ARLINGTON, Va.– A new program that provides special pay for soldiers deploying past their end-of-service dates is set to take effect Sept. 1 for the National Guard. The Deployment Extension Stabilization Pay program replaces the “Stop Loss” involuntary extension program and pays a cash bonus of up to $6,000 to soldiers in units set to deploy who elect to stay in past their end-of-service date to deploy, said Col. Marianne Watson, Army National Guard personnel officer.

The bonus is not a lump sum payment, and the amount of the incentive depends upon when the soldier decides to extend his or her enlistment contract, Watson said.

The Army’s Stop Loss program has been used since the Sept. 11, 2001 terrorist attacks to extend soldiers in critical jobs past the end of their enlistment contract to deploy.

“If you agree to extend from 180 days to 365 days [prior to the mobilization date] we’re going to offer you $500 a month for each month that you’re in a Title 10 [active duty] status,” Watson said. For those who extend between 179 days and 90 days before the mobilization date, that rate drops to $350 for each month on active duty.

Soldiers who elect to take advantage of this program would have their enlistment contracts extended for the length of the deployment plus 90 days, Watson said. However, to qualify for the incentive pay, soldiers must make it through the Soldiers Readiness Processing at the mobilization station.

Soldiers who have an enlistment contract that expires during the deployment and choose not to extend it still may have to deploy.

“We would take a soldier who could serve a minimum of six months boots-on-ground, plus still keep or maintain 90 days of reintegration,” Watson said. “So a Guard soldier would go to mobilization station for two to three months, they would go to the deployment theater and they would do a minimum of six months boots-on-ground. Then they could come back, up to three months early. “

To put it another way, Watson said, “anybody with a [contract expiration date] of mobilization day plus one year, we’re taking to theater.” But soldiers may rotate out of theater up to three months early, if need be, to have them take part in the 30-, 60- and 90-day reintegration programs prior to the end of their term of service.

“We said as a reserve component we still need to maintain that 30-, 60-, 90-day reintegration period,” Watson said.

For unit commanders, the new policy provides a way to establish early-on their units’ manpower needs for the deployment, Watson noted.

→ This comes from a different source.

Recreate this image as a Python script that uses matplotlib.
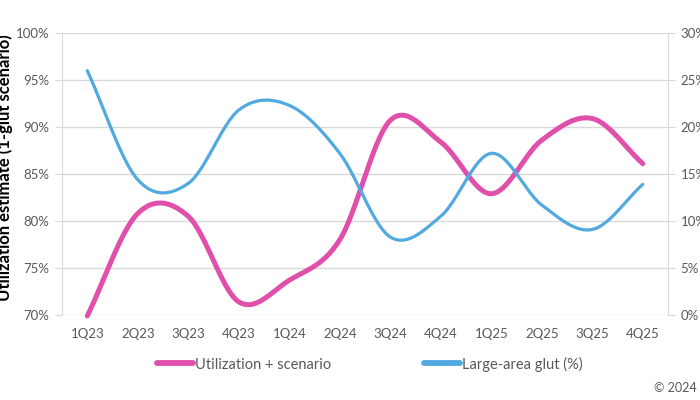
import numpy as np
import matplotlib
matplotlib.use("Agg")
import matplotlib.pyplot as plt
from matplotlib.ticker import FuncFormatter

quarters = ["1Q23", "2Q23", "3Q23", "4Q23", "1Q24", "2Q24", "3Q24", "4Q24",
            "1Q25", "2Q25", "3Q25", "4Q25"]
utilization = [69.9, 80.8, 80.5, 71.4, 73.7, 78.0, 90.7, 88.4, 82.9, 88.6, 90.9, 86.1]
glut = [26.0, 14.4, 14.0, 21.8, 22.3, 17.2, 8.3, 10.5, 17.2, 11.7, 9.1, 13.9]

PINK = "#E04FAA"
BLUE = "#52A9E0"
GRID = "#D9D9D9"
TXT = "#595959"

plt.rcParams['font.family'] = ['Lato', 'DejaVu Sans']


def smooth(y, n=30):
    """Catmull-Rom spline through the points (like Excel's smoothed line)."""
    y = np.asarray(y, float)
    x = np.arange(len(y), dtype=float)
    xs, ys = [], []
    for i in range(len(y) - 1):
        p0 = y[i - 1] if i > 0 else y[i]
        p1, p2 = y[i], y[i + 1]
        p3 = y[i + 2] if i + 2 < len(y) else y[i + 1]
        m1 = (p2 - p0) / (2 if i > 0 else 1)
        m2 = (p3 - p1) / (2 if i + 2 < len(y) else 1)
        t = np.linspace(0, 1, n, endpoint=(i == len(y) - 2))
        h00 = 2 * t**3 - 3 * t**2 + 1
        h10 = t**3 - 2 * t**2 + t
        h01 = -2 * t**3 + 3 * t**2
        h11 = t**3 - t**2
        ys.append(h00 * p1 + h10 * m1 + h01 * p2 + h11 * m2)
        xs.append(x[i] + t)
    return np.concatenate(xs), np.concatenate(ys)


fig = plt.figure(figsize=(7, 4), dpi=100)
ax = fig.add_axes([62 / 700, 1 - 315 / 400, (668 - 62) / 700, (315 - 33) / 400])
ax2 = ax.twinx()

x = np.arange(len(quarters))
xu, yu = smooth(utilization)
xg, yg = smooth(glut)
l1, = ax.plot(xu, yu, color=PINK, lw=3.6, solid_capstyle='round', zorder=3,
              label="Utilization + scenario")
l2, = ax2.plot(xg, yg, color=BLUE, lw=2.3, solid_capstyle='round', zorder=3,
               label="Large-area glut (%)")

ax.set_xlim(-0.5, len(quarters) - 0.5)
ax.set_ylim(70, 100)
ax.set_yticks(np.arange(70, 101, 5))
ax2.set_ylim(0, 30)
ax2.set_yticks(np.arange(0, 31, 5))
fmt = FuncFormatter(lambda v, p: f"{v:.0f}%")
ax.yaxis.set_major_formatter(fmt)
ax2.yaxis.set_major_formatter(fmt)
ax.set_xticks(x)
ax.set_xticklabels(quarters)

ax.grid(axis='y', color=GRID, lw=1)
ax.set_axisbelow(True)
for a in (ax, ax2):
    for s in ('top', 'bottom'):
        a.spines[s].set_visible(False)
ax.spines['right'].set_visible(False)
ax2.spines['left'].set_visible(False)
ax.spines['left'].set_color(GRID)
ax2.spines['right'].set_color(GRID)
ax.tick_params(axis='x', length=0, pad=9, labelsize=9.5, labelcolor=TXT)
ax.tick_params(axis='y', length=5, color=GRID, pad=4, labelsize=9.5, labelcolor=TXT)
ax2.tick_params(axis='y', length=5, color=GRID, pad=4, labelsize=9.5, labelcolor=TXT)
l1.set_clip_on(False)
l2.set_clip_on(False)

fig.text(5 / 700, 1 - 168 / 400, "Utilization estimate (1-glut scenario)",
         rotation=90, ha='center', va='center', fontsize=12, fontweight='bold',
         color='#000000')

leg = fig.legend(handles=[l1, l2], loc='center', bbox_to_anchor=(370 / 700, 1 - 364 / 400),
                 ncol=2, frameon=False, fontsize=10.5, labelcolor=TXT, handlelength=2.45,
                 handletextpad=0.15, columnspacing=6.4)
for h in leg.legend_handles:
    h.set_linewidth(4.2)

fig.text(697 / 700, 1 - 388 / 400, "© 2024", ha='right', va='center',
         fontsize=9, color=TXT)

fig.savefig("out.png", dpi=100)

“The Guard program provides stabilization for units in the deployment window,” she said. “Our goal is to stabilize the organization and lock in the formations for the commander as far out as we can, up to 365 days prior to the mobilization date.”

For soldiers who extend their contracts past the mobilization plus the 90-day reintegration window, standard retention bonuses would apply.

Stop Loss affects just 1 percent of the Guard, and only for limited time periods, Guard officials said. The Army still retains the authority for future use of Stop Loss under extraordinary circumstances.

State personnel offices have more information.